▶ TO DO: Your task is to copy the listing exactly, with the pictures left out.

▶ DATA BLOCK:
— begin —

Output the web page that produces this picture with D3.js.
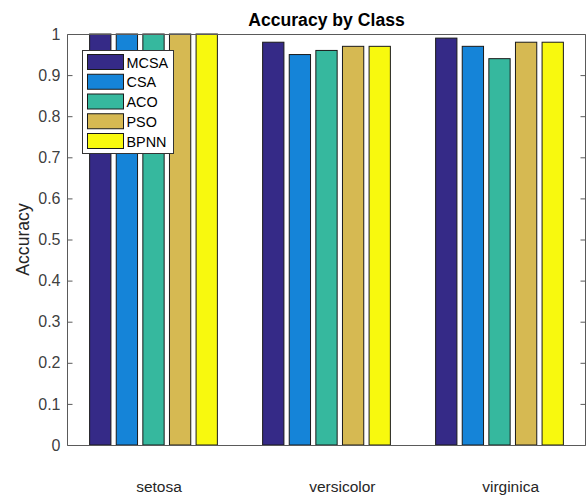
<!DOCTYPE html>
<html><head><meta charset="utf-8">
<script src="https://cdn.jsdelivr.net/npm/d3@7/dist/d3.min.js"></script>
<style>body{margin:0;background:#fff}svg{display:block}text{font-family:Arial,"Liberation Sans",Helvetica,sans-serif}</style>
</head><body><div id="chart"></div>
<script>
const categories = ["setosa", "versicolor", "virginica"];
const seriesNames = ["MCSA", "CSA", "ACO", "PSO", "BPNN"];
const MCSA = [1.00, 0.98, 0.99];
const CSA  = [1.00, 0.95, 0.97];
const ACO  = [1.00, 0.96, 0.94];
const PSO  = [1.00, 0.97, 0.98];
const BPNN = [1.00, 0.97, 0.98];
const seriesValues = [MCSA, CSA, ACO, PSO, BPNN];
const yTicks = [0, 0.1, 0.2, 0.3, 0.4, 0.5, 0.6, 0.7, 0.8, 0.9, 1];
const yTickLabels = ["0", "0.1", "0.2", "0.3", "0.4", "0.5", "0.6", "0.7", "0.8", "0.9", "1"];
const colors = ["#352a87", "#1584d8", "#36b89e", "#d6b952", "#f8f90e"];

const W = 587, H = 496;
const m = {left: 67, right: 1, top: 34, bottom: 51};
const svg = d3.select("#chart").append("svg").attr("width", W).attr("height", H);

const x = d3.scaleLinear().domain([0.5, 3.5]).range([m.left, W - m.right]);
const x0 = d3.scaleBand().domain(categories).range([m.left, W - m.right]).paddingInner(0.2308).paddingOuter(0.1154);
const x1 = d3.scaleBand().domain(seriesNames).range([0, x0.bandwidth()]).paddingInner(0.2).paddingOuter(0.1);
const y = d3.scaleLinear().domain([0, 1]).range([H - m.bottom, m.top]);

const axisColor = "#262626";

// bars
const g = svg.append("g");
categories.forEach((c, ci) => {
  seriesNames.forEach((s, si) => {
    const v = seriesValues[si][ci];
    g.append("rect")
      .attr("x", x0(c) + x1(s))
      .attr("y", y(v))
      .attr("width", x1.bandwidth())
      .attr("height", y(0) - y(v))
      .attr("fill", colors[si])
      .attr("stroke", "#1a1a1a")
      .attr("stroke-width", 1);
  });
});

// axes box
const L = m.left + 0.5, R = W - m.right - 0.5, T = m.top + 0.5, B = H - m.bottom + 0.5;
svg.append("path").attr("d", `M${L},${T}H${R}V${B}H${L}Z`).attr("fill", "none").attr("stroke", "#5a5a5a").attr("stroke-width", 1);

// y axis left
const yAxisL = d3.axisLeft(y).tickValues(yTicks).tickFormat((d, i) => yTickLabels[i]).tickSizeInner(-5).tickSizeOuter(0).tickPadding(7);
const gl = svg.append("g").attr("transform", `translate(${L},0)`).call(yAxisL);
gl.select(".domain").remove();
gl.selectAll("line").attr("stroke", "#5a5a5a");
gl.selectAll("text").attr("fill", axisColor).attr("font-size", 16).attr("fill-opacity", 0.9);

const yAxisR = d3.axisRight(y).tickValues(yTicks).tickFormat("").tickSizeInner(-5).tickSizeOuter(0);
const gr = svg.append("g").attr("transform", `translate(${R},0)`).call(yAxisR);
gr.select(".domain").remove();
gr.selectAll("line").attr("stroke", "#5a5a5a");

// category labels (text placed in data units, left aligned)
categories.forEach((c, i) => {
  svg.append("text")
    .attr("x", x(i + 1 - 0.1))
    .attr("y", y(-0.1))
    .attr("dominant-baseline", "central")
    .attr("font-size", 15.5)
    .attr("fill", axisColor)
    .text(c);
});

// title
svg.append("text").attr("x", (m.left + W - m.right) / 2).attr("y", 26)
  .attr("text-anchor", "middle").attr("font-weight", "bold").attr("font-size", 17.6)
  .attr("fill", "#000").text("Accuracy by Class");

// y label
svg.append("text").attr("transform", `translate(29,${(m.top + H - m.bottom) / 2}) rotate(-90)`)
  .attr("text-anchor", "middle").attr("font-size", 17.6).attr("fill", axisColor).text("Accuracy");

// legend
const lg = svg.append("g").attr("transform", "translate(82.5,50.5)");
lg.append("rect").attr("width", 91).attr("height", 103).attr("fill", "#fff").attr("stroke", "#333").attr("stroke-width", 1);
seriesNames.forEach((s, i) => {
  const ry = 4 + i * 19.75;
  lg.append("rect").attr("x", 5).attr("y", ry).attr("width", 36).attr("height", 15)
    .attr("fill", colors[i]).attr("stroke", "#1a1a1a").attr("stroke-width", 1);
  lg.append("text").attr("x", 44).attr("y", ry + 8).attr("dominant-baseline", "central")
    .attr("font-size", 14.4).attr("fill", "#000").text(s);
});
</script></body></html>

— end —

▶ EXERCISE ANSWER:
Output the web page that produces this picture with D3.js.
<!DOCTYPE html>
<html><head><meta charset="utf-8">
<script src="https://cdn.jsdelivr.net/npm/d3@7/dist/d3.min.js"></script>
<style>body{margin:0;background:#fff}svg{display:block}text{font-family:Arial,"Liberation Sans",Helvetica,sans-serif}</style>
</head><body><div id="chart"></div>
<script>
const categories = ["setosa", "versicolor", "virginica"];
const seriesNames = ["MCSA", "CSA", "ACO", "PSO", "BPNN"];
const MCSA = [1.00, 0.98, 0.99];
const CSA  = [1.00, 0.95, 0.97];
const ACO  = [1.00, 0.96, 0.94];
const PSO  = [1.00, 0.97, 0.98];
const BPNN = [1.00, 0.97, 0.98];
const seriesValues = [MCSA, CSA, ACO, PSO, BPNN];
const yTicks = [0, 0.1, 0.2, 0.3, 0.4, 0.5, 0.6, 0.7, 0.8, 0.9, 1];
const yTickLabels = ["0", "0.1", "0.2", "0.3", "0.4", "0.5", "0.6", "0.7", "0.8", "0.9", "1"];
const colors = ["#352a87", "#1584d8", "#36b89e", "#d6b952", "#f8f90e"];

const W = 587, H = 496;
const m = {left: 67, right: 1, top: 34, bottom: 51};
const svg = d3.select("#chart").append("svg").attr("width", W).attr("height", H);

const x = d3.scaleLinear().domain([0.5, 3.5]).range([m.left, W - m.right]);
const x0 = d3.scaleBand().domain(categories).range([m.left, W - m.right]).paddingInner(0.2308).paddingOuter(0.1154);
const x1 = d3.scaleBand().domain(seriesNames).range([0, x0.bandwidth()]).paddingInner(0.2).paddingOuter(0.1);
const y = d3.scaleLinear().domain([0, 1]).range([H - m.bottom, m.top]);

const axisColor = "#262626";

// bars
const g = svg.append("g");
categories.forEach((c, ci) => {
  seriesNames.forEach((s, si) => {
    const v = seriesValues[si][ci];
    g.append("rect")
      .attr("x", x0(c) + x1(s))
      .attr("y", y(v))
      .attr("width", x1.bandwidth())
      .attr("height", y(0) - y(v))
      .attr("fill", colors[si])
      .attr("stroke", "#1a1a1a")
      .attr("stroke-width", 1);
  });
});

// axes box
const L = m.left + 0.5, R = W - m.right - 0.5, T = m.top + 0.5, B = H - m.bottom + 0.5;
svg.append("path").attr("d", `M${L},${T}H${R}V${B}H${L}Z`).attr("fill", "none").attr("stroke", "#5a5a5a").attr("stroke-width", 1);

// y axis left
const yAxisL = d3.axisLeft(y).tickValues(yTicks).tickFormat((d, i) => yTickLabels[i]).tickSizeInner(-5).tickSizeOuter(0).tickPadding(7);
const gl = svg.append("g").attr("transform", `translate(${L},0)`).call(yAxisL);
gl.select(".domain").remove();
gl.selectAll("line").attr("stroke", "#5a5a5a");
gl.selectAll("text").attr("fill", axisColor).attr("font-size", 16).attr("fill-opacity", 0.9);

const yAxisR = d3.axisRight(y).tickValues(yTicks).tickFormat("").tickSizeInner(-5).tickSizeOuter(0);
const gr = svg.append("g").attr("transform", `translate(${R},0)`).call(yAxisR);
gr.select(".domain").remove();
gr.selectAll("line").attr("stroke", "#5a5a5a");

// category labels (text placed in data units, left aligned)
categories.forEach((c, i) => {
  svg.append("text")
    .attr("x", x(i + 1 - 0.1))
    .attr("y", y(-0.1))
    .attr("dominant-baseline", "central")
    .attr("font-size", 15.5)
    .attr("fill", axisColor)
    .text(c);
});

// title
svg.append("text").attr("x", (m.left + W - m.right) / 2).attr("y", 26)
  .attr("text-anchor", "middle").attr("font-weight", "bold").attr("font-size", 17.6)
  .attr("fill", "#000").text("Accuracy by Class");

// y label
svg.append("text").attr("transform", `translate(29,${(m.top + H - m.bottom) / 2}) rotate(-90)`)
  .attr("text-anchor", "middle").attr("font-size", 17.6).attr("fill", axisColor).text("Accuracy");

// legend
const lg = svg.append("g").attr("transform", "translate(82.5,50.5)");
lg.append("rect").attr("width", 91).attr("height", 103).attr("fill", "#fff").attr("stroke", "#333").attr("stroke-width", 1);
seriesNames.forEach((s, i) => {
  const ry = 4 + i * 19.75;
  lg.append("rect").attr("x", 5).attr("y", ry).attr("width", 36).attr("height", 15)
    .attr("fill", colors[i]).attr("stroke", "#1a1a1a").attr("stroke-width", 1);
  lg.append("text").attr("x", 44).attr("y", ry + 8).attr("dominant-baseline", "central")
    .attr("font-size", 14.4).attr("fill", "#000").text(s);
});
</script></body></html>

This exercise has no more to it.